Sunday, 11 June 2017

Sunday 11th June - Sunday in Kircudbright

I know, that was two weeks ago, but things happen and blogs don't get posted...

Church was a good way to start the day - Ascension Day. I was rather puzzled at first, until I realised that the vicar had a Northern Ireland accent instead of the the English one I was used to, or the Scottish one I was expecting. Everything else was familiar - the liturgy of the Church of Scotland is very close to that of Church of England. Singing from a Real Hymn Book (and all singing from the same page - had to put that in before anyone else did) was a blast from the past. It's all overhead projection down our way, and anyway if you are really in the groove you sing with your eyes shut.

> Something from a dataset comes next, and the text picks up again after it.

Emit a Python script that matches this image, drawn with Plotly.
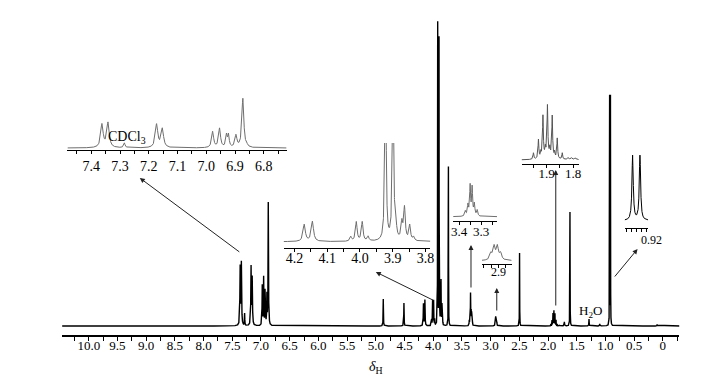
import numpy as np
import plotly.graph_objects as go

W, H = 708, 379
SERIF = "Liberation Serif"

# ---- peak list: shift (ppm), height (a.u.), half width (ppm)
peak_ppm = [7.363, 7.342, 7.285, 7.173, 7.153, 6.978, 6.954, 6.930, 6.923, 6.897, 6.873, 6.858,
            4.870, 4.510, 4.170, 4.145, 4.028, 4.011, 3.993, 3.975,
            3.922, 3.899, 3.890, 3.872, 3.864, 3.848, 3.836, 3.735,
            3.372, 3.360, 3.350, 3.341, 3.331, 3.318,
            2.921, 2.912, 2.903, 2.894, 2.496,
            1.950, 1.931, 1.922, 1.914, 1.905, 1.897, 1.888, 1.879, 1.870, 1.860, 1.841, 1.897,
            1.818, 1.806, 1.792, 1.716, 1.618, 1.286, 1.100, 0.9274, 0.9126, 0.100]
peak_height = [58, 62, 12, 58, 47, 40, 48, 30, 30, 30, 123, 3,
               27, 23, 22, 26, 6, 25, 25, 6,
               302, 288, 15, 22, 42, 20, 5, 161,
               5, 11, 30, 28, 12, 6,
               4, 8, 8, 4, 73,
               1.8, 5.4, 1.6, 11.8, 2.2, 14.2, 2.2, 11.8, 1.6, 5.8, 1.8, 1.2,
               0.6, 0.5, 0.5, 4, 114, 7, 2, 232, 232, 1.5]
peak_hwhm = [0.005, 0.005, 0.003, 0.005, 0.005, 0.004, 0.004, 0.003, 0.003, 0.004, 0.004, 0.003,
             0.003, 0.003, 0.004, 0.004, 0.003, 0.003, 0.003, 0.003,
             0.002, 0.002, 0.003, 0.003, 0.003, 0.003, 0.003, 0.002,
             0.003, 0.003, 0.0025, 0.0025, 0.003, 0.003,
             0.0035, 0.0035, 0.0035, 0.0035, 0.002,
             0.0018, 0.0018, 0.0018, 0.0018, 0.0018, 0.0018, 0.0018, 0.0018, 0.0018, 0.0018, 0.0018, 0.02,
             0.003, 0.003, 0.003, 0.004, 0.002, 0.003, 0.004, 0.0016, 0.0016, 0.004]

# main axis ticks
main_tickvals = [10.25 - 0.25 * i for i in range(43)]
main_ticktext = [("%.1f" % v if v != 0 else "0") if abs(v * 2 - round(v * 2)) < 1e-9 and v >= 0 else "" for v in main_tickvals]


def spectrum(x):
    y = np.zeros_like(x)
    for p, h, g in zip(peak_ppm, peak_height, peak_hwhm):
        y += h * g * g / (g * g + (x - p) ** 2)
    return y


def px(x):
    return x / W


def py(y):
    return 1 - y / H


fig = go.Figure()

# main spectrum
xm = np.arange(-0.3, 10.48, 0.0004)
fig.add_trace(go.Scatter(x=xm, y=spectrum(xm), mode="lines",
                         line=dict(color="black", width=1.4), xaxis="x", yaxis="y",
                         hoverinfo="skip", showlegend=False))

layout = dict(
    width=W, height=H, margin=dict(l=0, r=0, t=0, b=0),
    paper_bgcolor="white", plot_bgcolor="rgba(0,0,0,0)", showlegend=False,
    xaxis=dict(domain=[px(60.7), px(683)], range=[10.463, -0.285], anchor="y",
               showline=True, linecolor="black", linewidth=1.5, ticks="outside",
               ticklen=4, tickwidth=1, tickcolor="black", tickvals=main_tickvals,
               ticktext=main_ticktext, tickfont=dict(family=SERIF, size=13, color="black"),
               ticklabelstandoff=-6, showgrid=False, zeroline=False),
    yaxis=dict(domain=[py(335), py(15)], range=[-9, 311], visible=False, anchor="x"),
)

# insets: (x px range, ppm range, axis-line y px, top y px, y range, ticks, font, colour, label shift)
insets = [
    dict(xp=(66, 287), pr=(7.483, 6.721), yb=150, yt=90, yr=(-5, 145),
         tv=[round(7.45 - 0.05 * i, 2) for i in range(15)], fs=14, col="#6e6e6e", so=0),
    dict(xp=(284, 432), pr=(4.233, 3.785), yb=248.3, yt=143, yr=(-8.6, 128),
         tv=[round(4.2 - 0.05 * i, 2) for i in range(9)], fs=14, col="#6e6e6e", so=-6),
    dict(xp=(455, 499.3), pr=(3.427, 3.228), yb=220.7, yt=178.7, yr=(-4, 38),
         tv=[3.40, 3.35, 3.30, 3.25], fs=13, col="#6e6e6e", so=-4),
    dict(xp=(484, 514), pr=(2.9457, 2.8636), yb=264, yt=240, yr=(-2, 12.4),
         tv=[2.94, 2.92, 2.90, 2.88], fs=12, col="#6e6e6e", so=-6),
    dict(xp=(524, 581.7), pr=(1.9948, 1.7787), yb=164, yt=95, yr=(-1.14, 18.6),
         tv=[1.95, 1.90, 1.85, 1.80], fs=13, col="#555555", so=-6),
    dict(xp=(628, 651.7), pr=(0.9434, 0.896), yb=227.7, yt=150, yr=(-25, 253),
         tv=[0.94, 0.93, 0.92, 0.91, 0.90], fs=12, col="black", so=0),
]

for k, ins in enumerate(insets, start=2):
    lo, hi = min(ins["pr"]), max(ins["pr"])
    xs = np.linspace(lo, hi, 3000)
    fig.add_trace(go.Scatter(x=xs, y=spectrum(xs), mode="lines",
                             line=dict(color=ins["col"], width=1), xaxis="x%d" % k,
                             yaxis="y%d" % k, hoverinfo="skip", showlegend=False))
    if k == 7:
        tt = [""] * len(ins["tv"])
    elif k == 5:
        tt = ["2.9" if abs(v - 2.9) < 1e-6 else "" for v in ins["tv"]]
    else:
        tt = []
        for v in ins["tv"]:
            r = round(v * 10)
            tt.append("%.1f" % v if abs(v * 10 - r) < 1e-6 else "")
    layout["xaxis%d" % k] = dict(
        domain=[px(ins["xp"][0]), px(ins["xp"][1])], range=list(ins["pr"]),
        anchor="y%d" % k, showline=True, linecolor="black", linewidth=1,
        ticks="outside", ticklen=3, tickwidth=1, tickcolor="black",
        tickvals=ins["tv"], ticktext=tt, ticklabelstandoff=ins["so"],
        tickfont=dict(family=SERIF, size=ins["fs"], color="black"),
        showgrid=False, zeroline=False)
    layout["yaxis%d" % k] = dict(domain=[py(ins["yb"]), py(ins["yt"])],
                                 range=list(ins["yr"]), visible=False, anchor="x%d" % k)

# arrows: (head x, head y, tail x, tail y) in pixels
arrows = [(139, 178, 240, 253), (377, 272, 436, 301), (473, 245, 473, 289),
          (499, 288, 499, 312), (558.5, 170, 558.5, 307), (641, 249, 617, 278)]
ann = []
for hx, hy, tx, ty in arrows:
    ann.append(dict(x=px(hx), y=py(hy), xref="paper", yref="paper", text="",
                    showarrow=True, ax=tx - hx, ay=ty - hy, arrowhead=2,
                    arrowsize=1, arrowwidth=1, arrowcolor="#222222", standoff=0))

texts = [("CDCl<sub>3</sub>", 126, 137, 14), ("H<sub>2</sub>O", 594, 311, 13),
         ("<i>δ</i><sub>H</sub>", 377, 367, 14), ("0.92", 655, 240, 12)]
for t, x, y, s in texts:
    ann.append(dict(x=px(x), y=py(y), xref="paper", yref="paper", text=t,
                    showarrow=False, font=dict(family=SERIF, size=s, color="black"),
                    xanchor="center", yanchor="middle"))
layout["annotations"] = ann

fig.update_layout(**layout)
fig.write_html("out.html", config={"displayModeBar": False},
               post_script="document.body.style.margin='0';document.body.style.padding='0';")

Afterwards, the weather cleared, and they had a Sunday Farmers Market as part of the festival - great! I munched my way around the locally produced sausages, pickles, cakes, jams, mustards, ending up at the cheese stall. I would dearly have loved to bring some back as a present, but didn't think it would stand up to the journey in a hot train.

After lunch we set out to a beautiful beach, called Carrick Beach. More disorientation for people more used to the Carrick Roads down in Cornwall.

We wanted to investigate an art installation called "The Edge", part of the art trail. This was delightful; we picked our was along a line of realistic looking driftwood and salvage, all connected to local stories and myths from the villages round about. The start of the trail was marked by a working harmonium, apparently washed up by the sea. This related to a story where the church organ disappeared overnight; apparently it was thrown over a cliff by some of the congregation during some kind of dispute... really?

 
Along the bits of wood and junk were suitcases and boxes and containers


 with letters, photographs, recipe books, dolls, scientific instruments, messages in bottles, clothes, shoes - every one contained a marvel.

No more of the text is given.